Friday, January 18th, 2008...10:27 am
Tribune Company CEO Randy Michaels is not a lawyer AFAIK.
I am a big fan of legal documents that don’t read like legal documents. It saves everyone a lot of time and hassle if you can just say it in plain language. That said, however, “legalese” can be necessary. Like when you need to be specific enough to avoid liability. Like, say, when you’re writing an employee handbook for the major newspaper you have just bought. From the LA Times, reporting on itself (!):
San Francisco lawyer Mark Schickman applauded the Tribune handbook for eliminating legalese. “But in an effort to be brief and funny, they’ve made a lot of mistakes,” he said.Among its nine “core values,” the manual encourages employees to “Question authority and push back if you do not like the answer. You will earn respect, and not get into trouble for asking tough questions.”

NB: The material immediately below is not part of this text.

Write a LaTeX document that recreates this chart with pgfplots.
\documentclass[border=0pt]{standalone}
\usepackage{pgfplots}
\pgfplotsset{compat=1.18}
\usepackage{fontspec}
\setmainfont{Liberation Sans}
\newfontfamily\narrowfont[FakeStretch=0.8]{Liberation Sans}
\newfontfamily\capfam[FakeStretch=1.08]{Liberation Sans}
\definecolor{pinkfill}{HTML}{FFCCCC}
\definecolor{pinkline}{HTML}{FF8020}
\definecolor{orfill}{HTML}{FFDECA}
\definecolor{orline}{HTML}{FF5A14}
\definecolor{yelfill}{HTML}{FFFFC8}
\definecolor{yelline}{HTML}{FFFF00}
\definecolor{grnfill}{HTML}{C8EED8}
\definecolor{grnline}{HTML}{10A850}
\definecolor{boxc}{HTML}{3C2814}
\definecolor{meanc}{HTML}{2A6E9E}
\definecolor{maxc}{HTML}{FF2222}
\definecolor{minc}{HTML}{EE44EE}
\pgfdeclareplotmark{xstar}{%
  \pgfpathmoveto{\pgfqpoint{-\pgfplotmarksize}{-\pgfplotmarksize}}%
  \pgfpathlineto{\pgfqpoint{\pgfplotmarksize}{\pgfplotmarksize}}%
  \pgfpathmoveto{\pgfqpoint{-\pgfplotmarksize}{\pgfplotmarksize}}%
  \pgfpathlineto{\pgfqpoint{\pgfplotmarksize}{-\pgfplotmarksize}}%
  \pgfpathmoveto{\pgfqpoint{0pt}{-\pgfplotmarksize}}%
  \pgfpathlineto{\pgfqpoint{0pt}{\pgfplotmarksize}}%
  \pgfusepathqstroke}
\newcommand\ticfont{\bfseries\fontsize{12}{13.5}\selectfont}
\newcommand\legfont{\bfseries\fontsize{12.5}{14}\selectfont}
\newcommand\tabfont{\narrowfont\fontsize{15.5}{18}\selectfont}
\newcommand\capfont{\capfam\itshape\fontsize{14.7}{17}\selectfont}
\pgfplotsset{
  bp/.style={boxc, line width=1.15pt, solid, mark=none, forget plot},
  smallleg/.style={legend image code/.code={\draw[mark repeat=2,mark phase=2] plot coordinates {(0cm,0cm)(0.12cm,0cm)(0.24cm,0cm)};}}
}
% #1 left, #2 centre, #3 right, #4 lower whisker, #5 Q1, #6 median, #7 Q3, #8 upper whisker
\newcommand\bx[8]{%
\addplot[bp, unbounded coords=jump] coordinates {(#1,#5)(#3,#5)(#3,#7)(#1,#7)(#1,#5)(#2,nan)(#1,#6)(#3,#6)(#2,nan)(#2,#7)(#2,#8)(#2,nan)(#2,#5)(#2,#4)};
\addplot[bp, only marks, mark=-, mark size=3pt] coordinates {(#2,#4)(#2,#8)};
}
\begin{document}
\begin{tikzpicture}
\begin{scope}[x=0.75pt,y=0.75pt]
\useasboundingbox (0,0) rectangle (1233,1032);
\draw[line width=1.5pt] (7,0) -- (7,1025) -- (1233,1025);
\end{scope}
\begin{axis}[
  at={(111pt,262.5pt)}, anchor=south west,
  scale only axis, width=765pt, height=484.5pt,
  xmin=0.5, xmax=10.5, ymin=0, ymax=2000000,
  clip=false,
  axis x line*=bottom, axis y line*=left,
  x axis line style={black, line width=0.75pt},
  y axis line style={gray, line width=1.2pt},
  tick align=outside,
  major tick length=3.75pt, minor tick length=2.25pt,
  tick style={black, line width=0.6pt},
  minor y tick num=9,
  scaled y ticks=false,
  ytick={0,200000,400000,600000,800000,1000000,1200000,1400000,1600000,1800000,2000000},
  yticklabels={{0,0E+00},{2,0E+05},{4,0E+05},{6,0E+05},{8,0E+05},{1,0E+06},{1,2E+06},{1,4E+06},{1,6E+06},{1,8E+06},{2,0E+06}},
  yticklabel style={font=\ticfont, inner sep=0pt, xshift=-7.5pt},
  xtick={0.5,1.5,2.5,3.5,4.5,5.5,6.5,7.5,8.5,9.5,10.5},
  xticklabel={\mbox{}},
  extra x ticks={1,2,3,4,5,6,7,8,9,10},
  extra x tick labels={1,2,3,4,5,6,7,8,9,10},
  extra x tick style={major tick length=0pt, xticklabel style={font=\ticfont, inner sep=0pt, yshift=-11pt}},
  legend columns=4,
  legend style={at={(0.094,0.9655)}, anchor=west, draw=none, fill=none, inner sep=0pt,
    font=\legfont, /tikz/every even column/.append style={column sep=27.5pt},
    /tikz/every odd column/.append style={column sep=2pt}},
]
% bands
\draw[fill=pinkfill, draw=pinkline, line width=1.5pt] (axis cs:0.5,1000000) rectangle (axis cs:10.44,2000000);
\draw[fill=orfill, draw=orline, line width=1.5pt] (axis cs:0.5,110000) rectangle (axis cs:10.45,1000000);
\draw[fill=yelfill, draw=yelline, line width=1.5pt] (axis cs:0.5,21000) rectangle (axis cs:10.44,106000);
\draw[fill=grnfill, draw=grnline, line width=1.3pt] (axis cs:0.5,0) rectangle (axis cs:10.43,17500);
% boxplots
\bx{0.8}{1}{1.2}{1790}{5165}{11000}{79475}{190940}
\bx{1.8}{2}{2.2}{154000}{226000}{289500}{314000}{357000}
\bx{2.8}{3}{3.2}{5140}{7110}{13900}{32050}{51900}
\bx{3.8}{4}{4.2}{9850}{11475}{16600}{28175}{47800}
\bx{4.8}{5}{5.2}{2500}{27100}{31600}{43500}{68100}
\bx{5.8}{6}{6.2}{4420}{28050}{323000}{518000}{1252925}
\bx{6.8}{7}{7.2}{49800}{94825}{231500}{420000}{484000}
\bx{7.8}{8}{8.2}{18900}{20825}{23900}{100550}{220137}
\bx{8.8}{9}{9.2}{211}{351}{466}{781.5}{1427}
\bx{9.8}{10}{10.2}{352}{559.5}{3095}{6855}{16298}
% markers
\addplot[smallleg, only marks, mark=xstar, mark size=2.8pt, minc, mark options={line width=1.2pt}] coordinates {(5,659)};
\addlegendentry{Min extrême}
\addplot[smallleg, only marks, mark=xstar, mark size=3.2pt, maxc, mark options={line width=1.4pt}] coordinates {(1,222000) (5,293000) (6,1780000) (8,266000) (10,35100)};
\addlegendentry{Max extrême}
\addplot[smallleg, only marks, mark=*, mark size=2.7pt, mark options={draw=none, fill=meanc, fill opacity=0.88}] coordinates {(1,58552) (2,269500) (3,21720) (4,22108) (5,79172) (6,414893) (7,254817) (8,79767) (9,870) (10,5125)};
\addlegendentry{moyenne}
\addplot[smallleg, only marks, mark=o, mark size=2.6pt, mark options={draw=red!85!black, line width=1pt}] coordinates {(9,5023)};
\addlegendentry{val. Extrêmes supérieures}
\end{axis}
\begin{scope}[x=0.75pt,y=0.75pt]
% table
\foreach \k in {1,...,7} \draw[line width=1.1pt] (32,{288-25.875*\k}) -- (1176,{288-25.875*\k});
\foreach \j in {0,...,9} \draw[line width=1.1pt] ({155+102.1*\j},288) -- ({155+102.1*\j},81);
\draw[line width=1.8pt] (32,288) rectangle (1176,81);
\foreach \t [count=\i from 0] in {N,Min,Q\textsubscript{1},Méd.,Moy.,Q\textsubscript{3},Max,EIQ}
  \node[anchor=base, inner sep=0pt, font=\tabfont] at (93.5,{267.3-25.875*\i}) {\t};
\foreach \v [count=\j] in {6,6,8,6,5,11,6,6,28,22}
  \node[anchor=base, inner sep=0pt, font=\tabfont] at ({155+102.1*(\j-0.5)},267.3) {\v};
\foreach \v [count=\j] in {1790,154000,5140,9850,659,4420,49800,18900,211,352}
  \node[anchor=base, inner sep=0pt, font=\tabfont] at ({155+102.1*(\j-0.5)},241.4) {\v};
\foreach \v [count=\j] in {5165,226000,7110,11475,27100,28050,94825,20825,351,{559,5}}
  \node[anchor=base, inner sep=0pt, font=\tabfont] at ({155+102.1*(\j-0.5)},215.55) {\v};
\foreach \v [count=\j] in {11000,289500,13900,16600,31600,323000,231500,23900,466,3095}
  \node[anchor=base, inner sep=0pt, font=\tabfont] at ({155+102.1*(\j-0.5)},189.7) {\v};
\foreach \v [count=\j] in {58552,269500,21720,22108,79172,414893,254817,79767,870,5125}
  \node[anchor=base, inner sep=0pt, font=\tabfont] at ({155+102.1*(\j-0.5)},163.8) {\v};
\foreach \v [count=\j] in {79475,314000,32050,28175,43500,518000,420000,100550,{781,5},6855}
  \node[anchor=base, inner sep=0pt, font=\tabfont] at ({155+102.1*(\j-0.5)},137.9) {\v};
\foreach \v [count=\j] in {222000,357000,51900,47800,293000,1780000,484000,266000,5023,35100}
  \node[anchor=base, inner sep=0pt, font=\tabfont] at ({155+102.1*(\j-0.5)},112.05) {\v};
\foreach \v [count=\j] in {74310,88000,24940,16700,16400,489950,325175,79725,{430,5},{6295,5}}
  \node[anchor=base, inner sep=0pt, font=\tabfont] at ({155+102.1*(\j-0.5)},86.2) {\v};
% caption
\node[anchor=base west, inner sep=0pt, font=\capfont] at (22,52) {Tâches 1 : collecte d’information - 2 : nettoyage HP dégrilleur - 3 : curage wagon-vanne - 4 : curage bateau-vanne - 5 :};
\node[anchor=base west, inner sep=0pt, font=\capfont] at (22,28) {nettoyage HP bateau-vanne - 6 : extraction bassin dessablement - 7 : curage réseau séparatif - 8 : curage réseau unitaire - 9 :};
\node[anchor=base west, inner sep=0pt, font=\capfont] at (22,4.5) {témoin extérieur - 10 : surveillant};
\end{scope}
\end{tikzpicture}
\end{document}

To Schickman, who represents employers, that means if you try to terminate someone for being argumentative and insubordinate, the employee could argue that he or she was simply questioning authority and pushing back.
I’ve been in the workforce too long to think that anyone is going to actually try questioning authority and pushing back. In my experience, this earns you an invisible mark of Cain. However, you don’t need to have actually believed it in order to sue over it — you just need to be able to point to a rule that allows it.
It’s just an employee handbook, which in my experience means people will ignore it until it’s excuse-finding time. However, I’m interested to see whether it actually is cited in someone’s future lawsuit. There are legitimate gray areas there.
Kevin Roderick was nice enough to point out that the whole thing is available here in PDF form.